* _Record excerpts_
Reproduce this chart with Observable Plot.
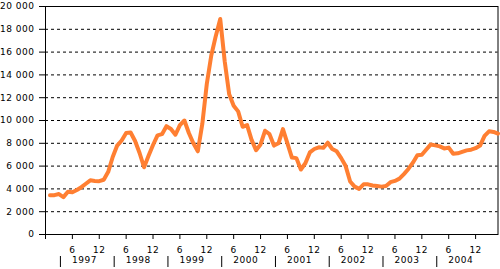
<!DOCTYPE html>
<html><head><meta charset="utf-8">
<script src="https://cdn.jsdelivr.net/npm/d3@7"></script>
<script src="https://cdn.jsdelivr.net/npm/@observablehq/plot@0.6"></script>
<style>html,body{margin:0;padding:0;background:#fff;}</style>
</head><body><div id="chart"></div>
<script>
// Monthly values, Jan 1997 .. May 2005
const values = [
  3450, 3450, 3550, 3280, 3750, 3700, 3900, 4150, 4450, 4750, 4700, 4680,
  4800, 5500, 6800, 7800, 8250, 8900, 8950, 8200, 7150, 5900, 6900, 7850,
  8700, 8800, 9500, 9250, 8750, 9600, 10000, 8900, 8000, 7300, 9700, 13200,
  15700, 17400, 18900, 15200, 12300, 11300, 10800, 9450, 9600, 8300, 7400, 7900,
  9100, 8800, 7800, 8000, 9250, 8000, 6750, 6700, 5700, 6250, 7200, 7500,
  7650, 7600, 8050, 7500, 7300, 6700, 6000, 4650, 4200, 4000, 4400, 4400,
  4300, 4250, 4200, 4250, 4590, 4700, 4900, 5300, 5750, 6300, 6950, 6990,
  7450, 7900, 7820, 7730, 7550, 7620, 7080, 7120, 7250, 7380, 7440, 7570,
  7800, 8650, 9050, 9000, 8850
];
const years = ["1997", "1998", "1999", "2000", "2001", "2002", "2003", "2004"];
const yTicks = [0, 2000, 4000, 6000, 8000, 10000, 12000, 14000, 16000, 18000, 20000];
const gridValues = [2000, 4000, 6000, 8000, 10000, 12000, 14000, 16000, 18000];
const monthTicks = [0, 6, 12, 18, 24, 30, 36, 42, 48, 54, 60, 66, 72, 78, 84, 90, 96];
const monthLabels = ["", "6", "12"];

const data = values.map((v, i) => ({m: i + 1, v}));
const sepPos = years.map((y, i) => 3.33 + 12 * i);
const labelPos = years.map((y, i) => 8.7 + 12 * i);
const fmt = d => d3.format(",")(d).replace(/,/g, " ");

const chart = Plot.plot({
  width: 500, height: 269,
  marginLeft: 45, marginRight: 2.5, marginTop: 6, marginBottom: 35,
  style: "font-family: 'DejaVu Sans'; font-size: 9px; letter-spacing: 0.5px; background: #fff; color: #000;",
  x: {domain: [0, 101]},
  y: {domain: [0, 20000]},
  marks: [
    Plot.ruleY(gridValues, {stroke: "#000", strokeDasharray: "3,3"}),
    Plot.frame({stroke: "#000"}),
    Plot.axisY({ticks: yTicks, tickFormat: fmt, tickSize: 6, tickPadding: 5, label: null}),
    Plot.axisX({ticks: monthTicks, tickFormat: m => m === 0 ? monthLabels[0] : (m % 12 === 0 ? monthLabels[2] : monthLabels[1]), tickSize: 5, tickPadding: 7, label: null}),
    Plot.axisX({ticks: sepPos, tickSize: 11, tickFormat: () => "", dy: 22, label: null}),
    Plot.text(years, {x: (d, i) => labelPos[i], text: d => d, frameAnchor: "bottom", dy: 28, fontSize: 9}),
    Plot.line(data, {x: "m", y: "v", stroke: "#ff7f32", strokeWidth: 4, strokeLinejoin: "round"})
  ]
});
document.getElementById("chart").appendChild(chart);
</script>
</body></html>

==

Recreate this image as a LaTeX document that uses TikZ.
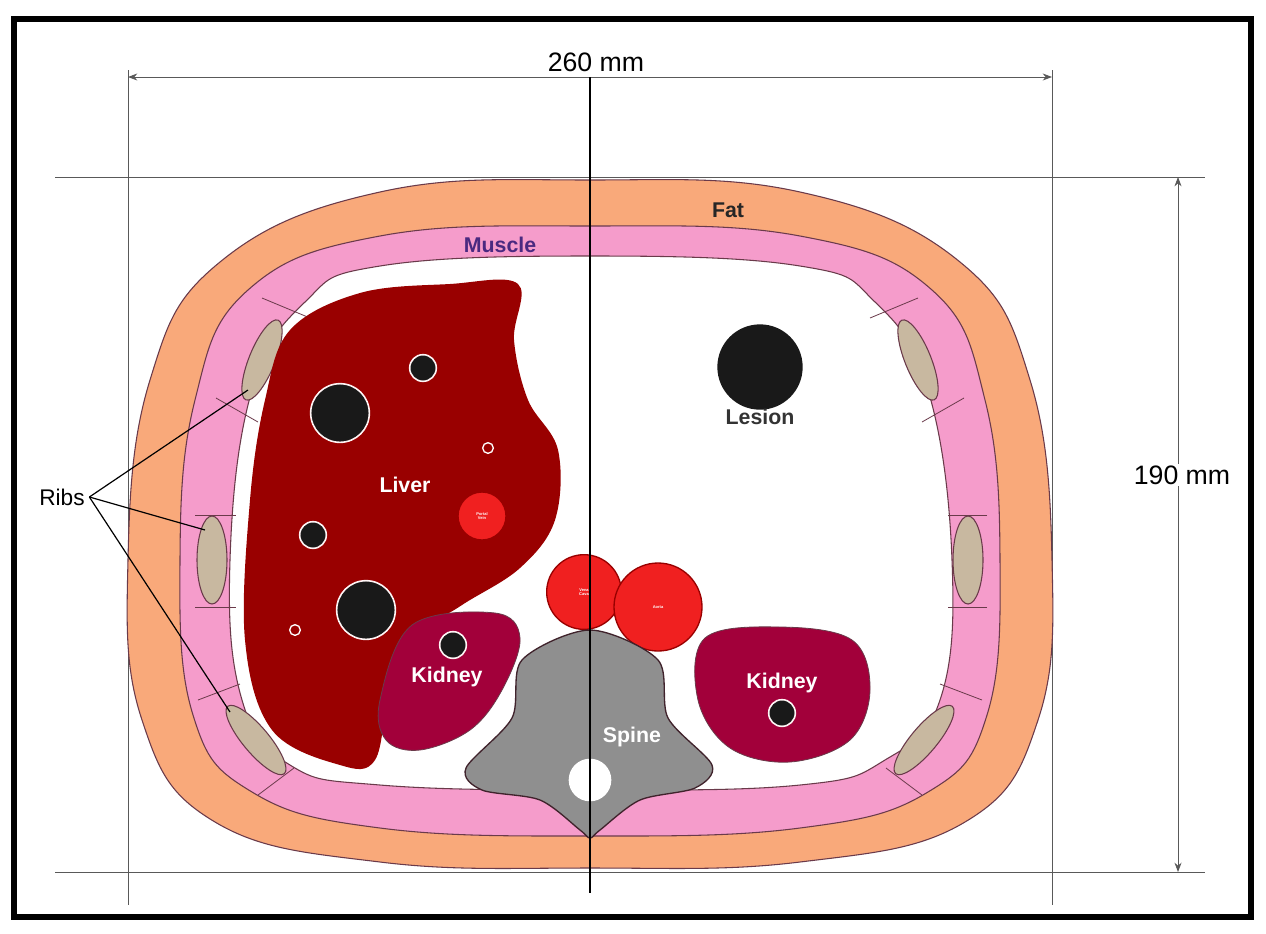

* _What needs to be done_
Using the listing above, show every line that includes the string "document".

* _Exercise solution_
document.getElementById("chart").appendChild(chart);
Recreate this image as a LaTeX document that uses TikZ.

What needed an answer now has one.